[Entries with chart source code]
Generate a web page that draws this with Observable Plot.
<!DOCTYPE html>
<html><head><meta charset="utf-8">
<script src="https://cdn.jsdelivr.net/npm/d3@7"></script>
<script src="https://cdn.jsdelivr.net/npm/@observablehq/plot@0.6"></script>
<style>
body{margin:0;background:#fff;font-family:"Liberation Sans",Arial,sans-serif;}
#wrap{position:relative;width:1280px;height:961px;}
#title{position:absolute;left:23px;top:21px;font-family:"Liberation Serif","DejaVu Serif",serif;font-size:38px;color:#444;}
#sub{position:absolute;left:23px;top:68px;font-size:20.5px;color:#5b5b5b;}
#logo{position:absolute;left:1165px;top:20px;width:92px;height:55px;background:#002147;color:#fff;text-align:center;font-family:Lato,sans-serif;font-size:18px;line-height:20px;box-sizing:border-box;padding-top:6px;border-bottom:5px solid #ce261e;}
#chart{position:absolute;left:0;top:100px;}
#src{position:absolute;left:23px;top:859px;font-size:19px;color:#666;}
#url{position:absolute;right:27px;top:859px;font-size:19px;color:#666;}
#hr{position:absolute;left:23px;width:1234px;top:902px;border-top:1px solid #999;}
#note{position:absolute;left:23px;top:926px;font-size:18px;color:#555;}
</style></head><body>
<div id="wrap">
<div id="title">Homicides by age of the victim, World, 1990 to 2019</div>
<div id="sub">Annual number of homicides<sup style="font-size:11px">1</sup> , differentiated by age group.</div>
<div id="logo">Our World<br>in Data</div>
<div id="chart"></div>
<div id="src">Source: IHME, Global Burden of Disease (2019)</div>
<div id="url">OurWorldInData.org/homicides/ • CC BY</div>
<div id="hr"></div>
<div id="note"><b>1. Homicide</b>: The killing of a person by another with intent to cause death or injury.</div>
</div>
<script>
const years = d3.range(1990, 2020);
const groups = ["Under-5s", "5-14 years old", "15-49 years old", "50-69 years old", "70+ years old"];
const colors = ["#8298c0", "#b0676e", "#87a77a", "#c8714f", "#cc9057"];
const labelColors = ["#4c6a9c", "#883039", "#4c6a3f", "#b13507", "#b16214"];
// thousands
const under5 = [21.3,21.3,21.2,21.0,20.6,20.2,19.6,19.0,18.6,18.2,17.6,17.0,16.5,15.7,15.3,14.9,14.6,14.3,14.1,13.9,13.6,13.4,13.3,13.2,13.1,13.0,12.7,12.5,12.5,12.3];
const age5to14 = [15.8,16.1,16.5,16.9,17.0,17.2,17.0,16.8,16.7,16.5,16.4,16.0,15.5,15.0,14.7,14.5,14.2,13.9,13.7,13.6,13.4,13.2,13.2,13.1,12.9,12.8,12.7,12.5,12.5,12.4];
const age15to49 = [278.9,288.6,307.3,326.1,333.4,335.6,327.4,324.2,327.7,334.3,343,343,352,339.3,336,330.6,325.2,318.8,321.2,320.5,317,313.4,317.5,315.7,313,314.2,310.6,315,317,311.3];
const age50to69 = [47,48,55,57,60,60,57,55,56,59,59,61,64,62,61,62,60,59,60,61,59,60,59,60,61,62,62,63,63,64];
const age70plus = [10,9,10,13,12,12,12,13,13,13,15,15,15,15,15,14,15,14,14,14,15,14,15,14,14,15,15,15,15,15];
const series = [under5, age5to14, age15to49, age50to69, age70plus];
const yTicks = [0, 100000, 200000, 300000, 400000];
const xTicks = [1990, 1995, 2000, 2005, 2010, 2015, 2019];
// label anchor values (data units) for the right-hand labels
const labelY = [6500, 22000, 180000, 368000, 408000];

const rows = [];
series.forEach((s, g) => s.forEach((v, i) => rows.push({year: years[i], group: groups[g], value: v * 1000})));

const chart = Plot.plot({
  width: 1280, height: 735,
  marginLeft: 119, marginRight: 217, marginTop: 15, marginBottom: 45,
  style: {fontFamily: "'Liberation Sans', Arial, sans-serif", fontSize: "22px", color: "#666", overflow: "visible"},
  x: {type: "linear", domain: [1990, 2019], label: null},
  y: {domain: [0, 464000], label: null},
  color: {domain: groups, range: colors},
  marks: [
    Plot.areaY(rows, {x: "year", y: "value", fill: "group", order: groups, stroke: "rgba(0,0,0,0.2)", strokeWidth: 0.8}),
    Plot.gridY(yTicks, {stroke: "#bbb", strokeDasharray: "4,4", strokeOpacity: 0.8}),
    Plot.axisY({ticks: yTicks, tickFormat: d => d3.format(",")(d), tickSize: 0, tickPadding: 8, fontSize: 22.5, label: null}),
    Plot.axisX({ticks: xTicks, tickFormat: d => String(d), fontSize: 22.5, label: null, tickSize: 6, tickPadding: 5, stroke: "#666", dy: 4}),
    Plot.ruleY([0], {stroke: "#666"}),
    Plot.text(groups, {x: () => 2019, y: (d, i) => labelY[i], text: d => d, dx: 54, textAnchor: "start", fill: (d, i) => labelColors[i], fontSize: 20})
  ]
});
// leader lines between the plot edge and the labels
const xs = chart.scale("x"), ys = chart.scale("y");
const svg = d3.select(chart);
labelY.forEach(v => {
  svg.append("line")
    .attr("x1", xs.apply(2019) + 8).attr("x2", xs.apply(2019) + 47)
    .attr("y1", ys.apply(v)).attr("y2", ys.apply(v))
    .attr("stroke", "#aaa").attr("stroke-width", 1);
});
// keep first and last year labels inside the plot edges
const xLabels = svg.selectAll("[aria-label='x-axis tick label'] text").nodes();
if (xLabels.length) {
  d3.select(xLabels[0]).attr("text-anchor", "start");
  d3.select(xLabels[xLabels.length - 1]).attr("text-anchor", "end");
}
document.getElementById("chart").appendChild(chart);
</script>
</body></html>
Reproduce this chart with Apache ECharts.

*GIVEN TASK*
Copy all of the data exactly.

*FINAL ANSWER*
Generate a web page that draws this with Observable Plot.
<!DOCTYPE html>
<html><head><meta charset="utf-8">
<script src="https://cdn.jsdelivr.net/npm/d3@7"></script>
<script src="https://cdn.jsdelivr.net/npm/@observablehq/plot@0.6"></script>
<style>
body{margin:0;background:#fff;font-family:"Liberation Sans",Arial,sans-serif;}
#wrap{position:relative;width:1280px;height:961px;}
#title{position:absolute;left:23px;top:21px;font-family:"Liberation Serif","DejaVu Serif",serif;font-size:38px;color:#444;}
#sub{position:absolute;left:23px;top:68px;font-size:20.5px;color:#5b5b5b;}
#logo{position:absolute;left:1165px;top:20px;width:92px;height:55px;background:#002147;color:#fff;text-align:center;font-family:Lato,sans-serif;font-size:18px;line-height:20px;box-sizing:border-box;padding-top:6px;border-bottom:5px solid #ce261e;}
#chart{position:absolute;left:0;top:100px;}
#src{position:absolute;left:23px;top:859px;font-size:19px;color:#666;}
#url{position:absolute;right:27px;top:859px;font-size:19px;color:#666;}
#hr{position:absolute;left:23px;width:1234px;top:902px;border-top:1px solid #999;}
#note{position:absolute;left:23px;top:926px;font-size:18px;color:#555;}
</style></head><body>
<div id="wrap">
<div id="title">Homicides by age of the victim, World, 1990 to 2019</div>
<div id="sub">Annual number of homicides<sup style="font-size:11px">1</sup> , differentiated by age group.</div>
<div id="logo">Our World<br>in Data</div>
<div id="chart"></div>
<div id="src">Source: IHME, Global Burden of Disease (2019)</div>
<div id="url">OurWorldInData.org/homicides/ • CC BY</div>
<div id="hr"></div>
<div id="note"><b>1. Homicide</b>: The killing of a person by another with intent to cause death or injury.</div>
</div>
<script>
const years = d3.range(1990, 2020);
const groups = ["Under-5s", "5-14 years old", "15-49 years old", "50-69 years old", "70+ years old"];
const colors = ["#8298c0", "#b0676e", "#87a77a", "#c8714f", "#cc9057"];
const labelColors = ["#4c6a9c", "#883039", "#4c6a3f", "#b13507", "#b16214"];
// thousands
const under5 = [21.3,21.3,21.2,21.0,20.6,20.2,19.6,19.0,18.6,18.2,17.6,17.0,16.5,15.7,15.3,14.9,14.6,14.3,14.1,13.9,13.6,13.4,13.3,13.2,13.1,13.0,12.7,12.5,12.5,12.3];
const age5to14 = [15.8,16.1,16.5,16.9,17.0,17.2,17.0,16.8,16.7,16.5,16.4,16.0,15.5,15.0,14.7,14.5,14.2,13.9,13.7,13.6,13.4,13.2,13.2,13.1,12.9,12.8,12.7,12.5,12.5,12.4];
const age15to49 = [278.9,288.6,307.3,326.1,333.4,335.6,327.4,324.2,327.7,334.3,343,343,352,339.3,336,330.6,325.2,318.8,321.2,320.5,317,313.4,317.5,315.7,313,314.2,310.6,315,317,311.3];
const age50to69 = [47,48,55,57,60,60,57,55,56,59,59,61,64,62,61,62,60,59,60,61,59,60,59,60,61,62,62,63,63,64];
const age70plus = [10,9,10,13,12,12,12,13,13,13,15,15,15,15,15,14,15,14,14,14,15,14,15,14,14,15,15,15,15,15];
const series = [under5, age5to14, age15to49, age50to69, age70plus];
const yTicks = [0, 100000, 200000, 300000, 400000];
const xTicks = [1990, 1995, 2000, 2005, 2010, 2015, 2019];
// label anchor values (data units) for the right-hand labels
const labelY = [6500, 22000, 180000, 368000, 408000];

const rows = [];
series.forEach((s, g) => s.forEach((v, i) => rows.push({year: years[i], group: groups[g], value: v * 1000})));

const chart = Plot.plot({
  width: 1280, height: 735,
  marginLeft: 119, marginRight: 217, marginTop: 15, marginBottom: 45,
  style: {fontFamily: "'Liberation Sans', Arial, sans-serif", fontSize: "22px", color: "#666", overflow: "visible"},
  x: {type: "linear", domain: [1990, 2019], label: null},
  y: {domain: [0, 464000], label: null},
  color: {domain: groups, range: colors},
  marks: [
    Plot.areaY(rows, {x: "year", y: "value", fill: "group", order: groups, stroke: "rgba(0,0,0,0.2)", strokeWidth: 0.8}),
    Plot.gridY(yTicks, {stroke: "#bbb", strokeDasharray: "4,4", strokeOpacity: 0.8}),
    Plot.axisY({ticks: yTicks, tickFormat: d => d3.format(",")(d), tickSize: 0, tickPadding: 8, fontSize: 22.5, label: null}),
    Plot.axisX({ticks: xTicks, tickFormat: d => String(d), fontSize: 22.5, label: null, tickSize: 6, tickPadding: 5, stroke: "#666", dy: 4}),
    Plot.ruleY([0], {stroke: "#666"}),
    Plot.text(groups, {x: () => 2019, y: (d, i) => labelY[i], text: d => d, dx: 54, textAnchor: "start", fill: (d, i) => labelColors[i], fontSize: 20})
  ]
});
// leader lines between the plot edge and the labels
const xs = chart.scale("x"), ys = chart.scale("y");
const svg = d3.select(chart);
labelY.forEach(v => {
  svg.append("line")
    .attr("x1", xs.apply(2019) + 8).attr("x2", xs.apply(2019) + 47)
    .attr("y1", ys.apply(v)).attr("y2", ys.apply(v))
    .attr("stroke", "#aaa").attr("stroke-width", 1);
});
// keep first and last year labels inside the plot edges
const xLabels = svg.selectAll("[aria-label='x-axis tick label'] text").nodes();
if (xLabels.length) {
  d3.select(xLabels[0]).attr("text-anchor", "start");
  d3.select(xLabels[xLabels.length - 1]).attr("text-anchor", "end");
}
document.getElementById("chart").appendChild(chart);
</script>
</body></html>
Reproduce this chart with Apache ECharts.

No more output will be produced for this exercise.